Aslında farkındaysanız hayat da aynı şeyi yapar bize. Kader de diyebiliriz buna. Neye niyet neye kısmet de. Bazen en ince ayrıntısına kadar planlar yaparız. Sanki kendi yöneteceğimiz bir senaryo üzerinde çalışır gibi. Motor dediğimiz anda bütün oyuncular, hava, yol, su vs gibi şartlar hiç itiraz etmeden senaryoyu oynamaya başlayacak ve bu da yetmezmiş gibi her şey planlanana göre oynanınca, istenilen sonuç elde edilecek. Böyle saf diller, acemiler var mıdır hala aramızda? Olsa olsa henüz yeteri kadar tecrübe etmemiştir. Lafı güzaf değil, şaka değil, hayat gerçekten sürprizlerle doludur.
O her şeyi planladığınızı sandığınızda bir bakarsınız olmadık köşelerden, olmadık faktörler hücum ediyor sahneye. Her şey mükemmel oldu dediğiniz anda, her şey berbat olabiliyor. Ya da her şey mahvoldu sanırken, her şey ne kadar da güzelleşiveriyor. Şairin dediği gibi, kaderin üstünde bir kader vardır. Ve o kader, aslında hep merhamet eliyle işler. Bazen şefkat tokadı ile yüzümüze nakşetse de, niyet hep iyidir ve inşallah akıbet de. Olanda hayır vardır, öyle değil mi?
Yazı galiba yine istediği yere doğru gidiyor. Gerçi bu defa gittiği yerle bir sorunum yok. Takvime göre güneşin doğduğu fakat henüz yüzünü göstermediği bir saat. Bakalım bugün hangi sürprizlerle gelecek? Belki iyi haberler getirecek, belki iyi görünmeyen şeyler duyuracak. Belki de hiçbir anı bırakmadan sessizce geçip gidecek. Mevlana’dan aktarırdı bir tanıdık.

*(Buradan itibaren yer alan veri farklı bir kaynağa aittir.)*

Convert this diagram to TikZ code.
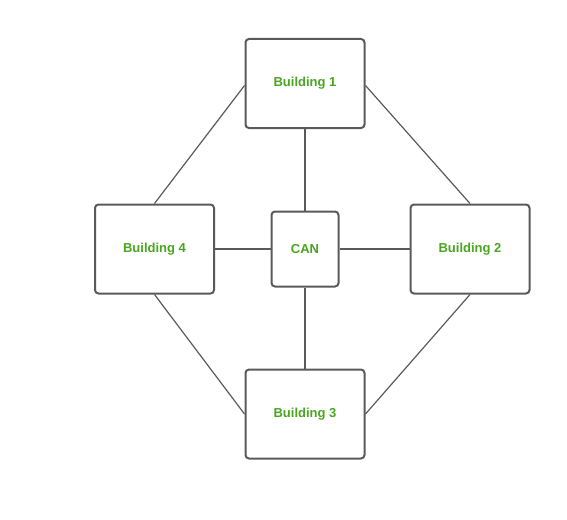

Her gün, bakalım bugünün misafirleri kim diye beklermiş. Kastettiği insanlar değil sadece. Dertler, tasalar, imtihanlar. Belki onun gibi görmeye başlarsak, bu hayatı yudumlamak daha kolay olur. Çünkü biliriz ki, misafir evin asli unsuru değildir. Bazen biraz çok kalsa da, er geç gideceği gerçektir. Başımıza gelen sıkıntı ne ise, hangi kötü haberi duymuş isek, onu bir misafir gibi karşılamalı ve surat asmadan ağırlamalıyız. Yani ki sabretmeliyiz. Er geç onu gönderen merci, geri çağıracaktır da. İşte ondan sonra, misafirden geri kalana bakmak lazım. İsyanlar mı kalmış, rıza halinde sabır mı?
Güneş hala yüzünü göstermedi. Gerçi son günlerdeki kapalı hava düşünülürse bu gayet normal. Ama şunu biliyorum ki, güneş kara bulutların arkasında saklansa da, er geç yüzünü göstermek zorunda kalacak. Mesela ben bu yazıyı yazarken uyuyan arkadaşlarım da bilmeli ki, hava muhalefeti! yüzünden yollar kapansa da, bir gün mutlaka yeniden açılacak ve ben burada mahsur kalmayacağım. Merak etme anne, eve döneceğim.